• [INFORMATION SHOWN]
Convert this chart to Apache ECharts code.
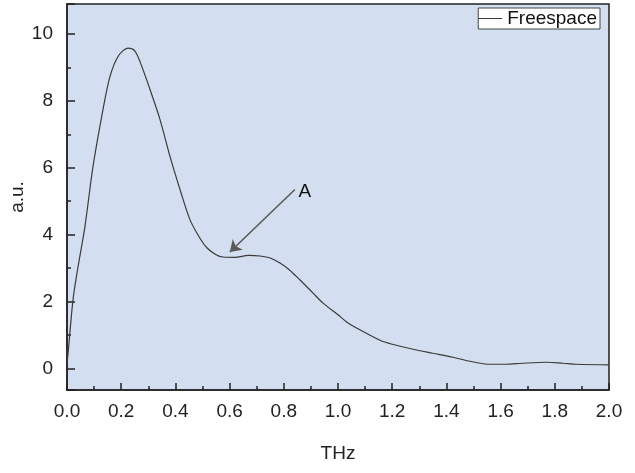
<!DOCTYPE html>
<html>
<head>
<meta charset="utf-8">
<script src="https://cdn.jsdelivr.net/npm/echarts@6/dist/echarts.min.js"></script>
<style>
  html, body { margin: 0; padding: 0; background: #fff; }
  .chart { width: 635px; height: 473px; }
</style>
</head>
<body>
<div class="chart"></div>
<script>
// frequency (THz) and amplitude (a.u.)
const freq = [0, 0.004, 0.022, 0.04, 0.066, 0.096, 0.133, 0.159, 0.19, 0.225, 0.25, 0.27, 0.306, 0.343, 0.38, 0.417, 0.454, 0.49, 0.517, 0.55, 0.576, 0.62, 0.67, 0.712, 0.75, 0.786, 0.82, 0.86, 0.908, 0.945, 1.0, 1.033, 1.07, 1.155, 1.2, 1.277, 1.35, 1.424, 1.487, 1.56, 1.62, 1.68, 1.77, 1.83, 1.88, 2.0]
const freespace = [0.15, 0.45, 2.04, 3.0, 4.23, 6.04, 7.75, 8.74, 9.35, 9.58, 9.5, 9.16, 8.35, 7.45, 6.34, 5.35, 4.44, 3.9, 3.6, 3.4, 3.33, 3.32, 3.38, 3.36, 3.3, 3.15, 2.95, 2.64, 2.25, 1.95, 1.6, 1.38, 1.2, 0.84, 0.72, 0.57, 0.45, 0.33, 0.21, 0.12, 0.12, 0.15, 0.18, 0.15, 0.12, 0.1]
const yTicks = [0, 2, 4, 6, 8, 10]
const arrowFrom = [0.841, 5.35]
const arrowTo = [0.601, 3.48]
const labelA = [0.878, 5.28]

const font = 'Liberation Sans, Arial, sans-serif'
const chart = echarts.init(document.querySelector('.chart'))

chart.setOption({
  animation: false,
  textStyle: { fontFamily: font },
  grid: {
    left: 67, right: 26, top: 4, bottom: 83,
    outerBoundsMode: 'none',
    containLabel: false,
    show: true,
    backgroundColor: '#d3dff0',
    borderColor: '#222',
    borderWidth: 1.5
  },
  legend: {
    right: 35, top: 8,
    padding: [1, 3, 1, 0],
    backgroundColor: '#fff',
    borderColor: '#444',
    borderWidth: 1,
    borderRadius: 0,
    icon: 'rect',
    itemWidth: 24,
    itemHeight: 1,
    itemGap: 0,
    itemStyle: { color: '#3a3a3a' },
    textStyle: { fontSize: 19, color: '#111', padding: [0, 0, 0, 0] },
    data: ['Freespace']
  },
  xAxis: {
    type: 'value',
    min: 0, max: 2, interval: 0.2,
    name: 'THz',
    nameLocation: 'middle',
    nameGap: 54,
    nameMoveOverlap: false,
    nameTextStyle: { fontSize: 19, color: '#222' },
    axisLine: { onZero: false, lineStyle: { color: '#222', width: 1.5 } },
    axisTick: { inside: true, length: 7, lineStyle: { color: '#222', width: 1.5 } },
    minorTick: { show: true, splitNumber: 2, length: 4, lineStyle: { color: '#222', width: 1.5 } },
    axisLabel: { fontSize: 19, color: '#222', margin: 12, formatter: v => v.toFixed(1) },
    splitLine: { show: false }
  },
  yAxis: {
    type: 'value',
    min: -0.65, max: 10.9,
    splitNumber: 5,
    name: 'a.u.',
    nameLocation: 'middle',
    nameGap: 40,
    nameMoveOverlap: false,
    nameTextStyle: { fontSize: 19, color: '#222' },
    axisLine: { show: true, onZero: false, lineStyle: { color: '#222', width: 1.5 } },
    axisTick: { inside: true, length: 8, lineStyle: { color: '#222', width: 1.5 } },
    minorTick: { show: true, splitNumber: 2, length: 4, lineStyle: { color: '#222', width: 1.5 } },
    axisLabel: {
      fontSize: 19, color: '#222', margin: 14,
      formatter: v => (yTicks.includes(v) ? String(v) : '')
    },
    splitLine: { show: false }
  },
  series: [
    {
      name: 'Freespace',
      type: 'line',
      data: freq.map((x, i) => [x, freespace[i]]),
      smooth: 0.3,
      symbol: 'none',
      lineStyle: { color: '#3a3a3a', width: 1.2 },
      itemStyle: { color: '#3a3a3a' },
      markLine: {
        silent: true,
        symbol: ['none', 'arrow'],
        symbolSize: 11,
        label: { show: false },
        lineStyle: { color: '#5a5a5a', width: 1.6, type: 'solid' },
        data: [[{ coord: arrowFrom }, { coord: arrowTo }]]
      },
      markPoint: {
        silent: true,
        symbol: 'circle',
        symbolSize: 0,
        label: { show: true, formatter: 'A', fontSize: 19, color: '#111', fontFamily: font },
        data: [{ coord: labelA }]
      }
    }
  ]
})
</script>
</body>
</html>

• [SET PROBLEM] Write out each line of the listing above, exactly, from its first line to the line holding "const chart = echarts.init(document.querySelector('.chart'))", inclusive. Skip the pictures.

• [WORKED SOLUTION]
Convert this chart to Apache ECharts code.
<!DOCTYPE html>
<html>
<head>
<meta charset="utf-8">
<script src="https://cdn.jsdelivr.net/npm/echarts@6/dist/echarts.min.js"></script>
<style>
  html, body { margin: 0; padding: 0; background: #fff; }
  .chart { width: 635px; height: 473px; }
</style>
</head>
<body>
<div class="chart"></div>
<script>
// frequency (THz) and amplitude (a.u.)
const freq = [0, 0.004, 0.022, 0.04, 0.066, 0.096, 0.133, 0.159, 0.19, 0.225, 0.25, 0.27, 0.306, 0.343, 0.38, 0.417, 0.454, 0.49, 0.517, 0.55, 0.576, 0.62, 0.67, 0.712, 0.75, 0.786, 0.82, 0.86, 0.908, 0.945, 1.0, 1.033, 1.07, 1.155, 1.2, 1.277, 1.35, 1.424, 1.487, 1.56, 1.62, 1.68, 1.77, 1.83, 1.88, 2.0]
const freespace = [0.15, 0.45, 2.04, 3.0, 4.23, 6.04, 7.75, 8.74, 9.35, 9.58, 9.5, 9.16, 8.35, 7.45, 6.34, 5.35, 4.44, 3.9, 3.6, 3.4, 3.33, 3.32, 3.38, 3.36, 3.3, 3.15, 2.95, 2.64, 2.25, 1.95, 1.6, 1.38, 1.2, 0.84, 0.72, 0.57, 0.45, 0.33, 0.21, 0.12, 0.12, 0.15, 0.18, 0.15, 0.12, 0.1]
const yTicks = [0, 2, 4, 6, 8, 10]
const arrowFrom = [0.841, 5.35]
const arrowTo = [0.601, 3.48]
const labelA = [0.878, 5.28]

const font = 'Liberation Sans, Arial, sans-serif'
const chart = echarts.init(document.querySelector('.chart'))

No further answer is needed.